CHOICE OF DISPUTE RESOLUTION FORUM – 500 words

Welcome, new neighbour
From the sounds of my ceiling,
You are dinosaur.


I enjoyed the Harvard exercise. Seeing how, both in my group’s scenario and in the other’s, certain types of issues consistently lending themselves to particular fora was a valuable insight. The tension for me however was between the commercial imperative of the firm to make money and what might best suit the client’s interests. This comes out of my undergraduate training in business and my experience working in the private sector, but in legal practice, there is a duty to the client that supersedes this.

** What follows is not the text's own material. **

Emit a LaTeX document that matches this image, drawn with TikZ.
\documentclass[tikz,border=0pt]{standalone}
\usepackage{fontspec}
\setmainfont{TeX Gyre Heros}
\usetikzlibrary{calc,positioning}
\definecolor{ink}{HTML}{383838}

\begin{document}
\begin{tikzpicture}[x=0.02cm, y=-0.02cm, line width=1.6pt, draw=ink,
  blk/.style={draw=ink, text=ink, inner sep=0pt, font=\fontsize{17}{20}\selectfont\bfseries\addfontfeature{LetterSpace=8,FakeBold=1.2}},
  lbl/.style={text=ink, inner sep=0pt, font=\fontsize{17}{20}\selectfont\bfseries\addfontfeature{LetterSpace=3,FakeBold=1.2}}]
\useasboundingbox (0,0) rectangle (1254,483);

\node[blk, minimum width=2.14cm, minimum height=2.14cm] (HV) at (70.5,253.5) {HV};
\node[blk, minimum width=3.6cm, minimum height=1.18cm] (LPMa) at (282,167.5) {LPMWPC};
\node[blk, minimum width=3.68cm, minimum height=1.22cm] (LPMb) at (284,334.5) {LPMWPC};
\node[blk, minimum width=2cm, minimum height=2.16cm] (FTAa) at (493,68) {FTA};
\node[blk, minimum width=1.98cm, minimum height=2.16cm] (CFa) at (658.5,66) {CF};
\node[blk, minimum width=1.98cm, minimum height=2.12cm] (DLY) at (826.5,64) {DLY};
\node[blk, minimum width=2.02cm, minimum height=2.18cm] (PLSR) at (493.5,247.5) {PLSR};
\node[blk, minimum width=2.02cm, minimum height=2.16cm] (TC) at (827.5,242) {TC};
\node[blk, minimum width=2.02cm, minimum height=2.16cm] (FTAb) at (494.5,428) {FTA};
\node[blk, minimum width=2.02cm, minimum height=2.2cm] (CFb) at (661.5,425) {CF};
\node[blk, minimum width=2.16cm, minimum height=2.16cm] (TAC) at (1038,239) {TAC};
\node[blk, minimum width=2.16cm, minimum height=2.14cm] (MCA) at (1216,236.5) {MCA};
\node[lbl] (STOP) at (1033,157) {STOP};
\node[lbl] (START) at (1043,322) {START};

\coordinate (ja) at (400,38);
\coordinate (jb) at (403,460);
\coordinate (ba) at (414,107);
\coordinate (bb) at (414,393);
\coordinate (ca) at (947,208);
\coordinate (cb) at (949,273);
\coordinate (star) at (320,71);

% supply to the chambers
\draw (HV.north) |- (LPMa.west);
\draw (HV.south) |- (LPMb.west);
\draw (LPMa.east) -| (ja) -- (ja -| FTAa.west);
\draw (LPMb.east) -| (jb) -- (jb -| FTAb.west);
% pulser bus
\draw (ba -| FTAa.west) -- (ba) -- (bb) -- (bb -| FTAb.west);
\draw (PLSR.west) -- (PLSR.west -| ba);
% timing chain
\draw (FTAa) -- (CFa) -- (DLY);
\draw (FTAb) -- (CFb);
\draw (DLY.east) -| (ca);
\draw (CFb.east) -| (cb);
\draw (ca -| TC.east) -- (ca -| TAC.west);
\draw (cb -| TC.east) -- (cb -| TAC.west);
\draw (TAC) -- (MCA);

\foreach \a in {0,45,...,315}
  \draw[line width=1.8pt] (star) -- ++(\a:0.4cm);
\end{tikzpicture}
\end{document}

Perhaps the resolution of this tension is that there is a conflict building a reputation for client-focused outcomes enhances business for the firm. Maybe this is simply too focused on money and commercial arrangements.

In our group’s scenario I jumped to the assumption that the property disputes would be the most fractious, which has been my experience hearing about them from friends and colleagues but completely missed the fact that neighbours have an on-going relationship so it is in their interests to at least try to work things out. In practice, I should not make assumptions about the nature of clients’ relationships with other parties as I might miss opportunities for more amicable resolutions and not get the best outcome for my client.  

In my limited legal experience in employment law, I have noticed that advising clients about whether they should litigate in the Magistrates’ Court or pursue a med-arb process in the Fair Work Commission (FWC)/WAIRC usually centres the discussion around where they are most likely to win (i.e. a win/lose situation) and the costs of each venue. These are important but in discovering their ideal outcome part of my reflective practice should be to add in consideration of what forum best meets what they want to achieve.  The question arises as to whether I will ever see those relationship instinctually? Maybe all I can do is train myself over time to do it – or have someone with me who is better at than me. Perhaps I am better suited to another area of practice? My strengths tend to be more related to factual analysis so perhaps the take-home message is to look for area that plays to those strengths such as banking and finance.

This fits with Sander and Goldberg’s view that “run-of-the-mill tort claims” (and by inference contractual claims) are better handled through arbitration rather than a trial. Hamilton also recommends mediation in employment matters. In the employment law context, the system aims to preserve the relationship, so mediation would often be the better method if it is possible to repair the relationship. Often what comes through is that the employee felt that their skills contribution was not recognised. Knowing that I need to interrogate my assumptions, drill down and get to what is fundamental driving a client and knowing that that will shape what method of dispute resolution I recommend is definitely something I took away from the exercise. 

Sander F & Goldberg S, In Practice Fitting the Forum to the Fuss: A User-Friendly Guide to Selecting an ADR Procedure, Negotiation Journal January 1994, p49.